The French novelist and illustrator Pierre Loti (1850-1923) is noted for his picturesque romances, abounding in descriptions of the exotic spots he visited in a lifetime of travel. He was born Julien Viaud at Rochefort on Jan. 14, 1850, to Protestant parents. Deeply religious as a child, he lost his faith during adolescence, and in his later writings he frequently expressed a longing to regain it. In 1867, after graduating from navy school, he went to sea as a midshipman, was promoted to lieutenant in 1881, and received his first command in 1898. Loti’s career entailed long absences from France.
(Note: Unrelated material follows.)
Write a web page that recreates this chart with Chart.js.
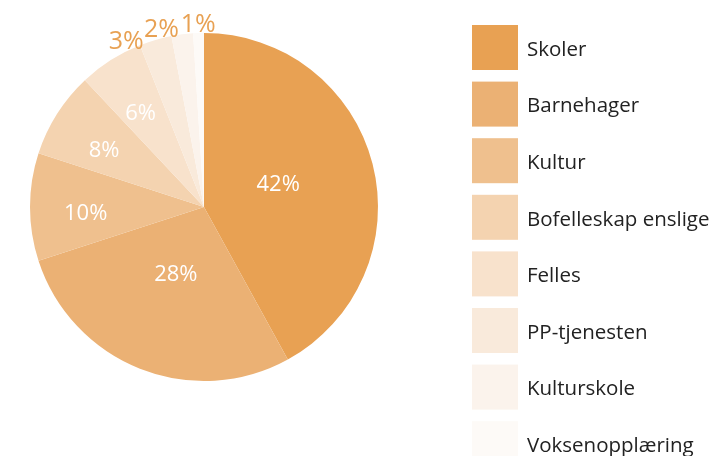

He spent much time in Levantine ports and in the Far East. In the course of his travels Loti had various love affairs that, often with slight alterations, provided the plots of his exotic novels. For example his first book, published anonymously in 1879 under the title Aziyadé, told of his amours with a Circassian slave girl he had met during a stay in Salonika and Constantinople 3 years previously or Madame Chrysanthème (1887), in which Loti evoked the temporary marriage he had contracted with a Japanese girl at Nagasaki. The novels for which Loti is chiefly remembered, however, were set in France. Mon Frère Yves (1883) told the story of Loti’s Breton friend Pierre Le Cor and the single vice–drinking–of which Loti succeeded in curing him. Its sequel proved to be Loti’s masterpiece: Pêcheur d’Islande (1886) dealt with the heroic lives of the Bretons who sailed every year to dangerous fishing grounds in Icelandic waters, and with the lives of their wives and sweethearts, who often never saw them again. In addition to his novels, Loti wrote a great number of travel books. The best includes Au
Maroc (1890)–he visited Fez before Morocco became a French protectorate–and Vers Ispahan (1904), which narrated a journey he undertook through Persia in 1900. The French Academy elected Loti a member in 1891. He died at Hendaye on the Basque coast on June 10, 1923
Pierre Loti visited the Macedonian region in 1876, mainly visiting Thessaloniki and the surrounding in 1876 as Naval Officer. He produced several drawings and illustrations later published in his book “Fantome d’Orient”.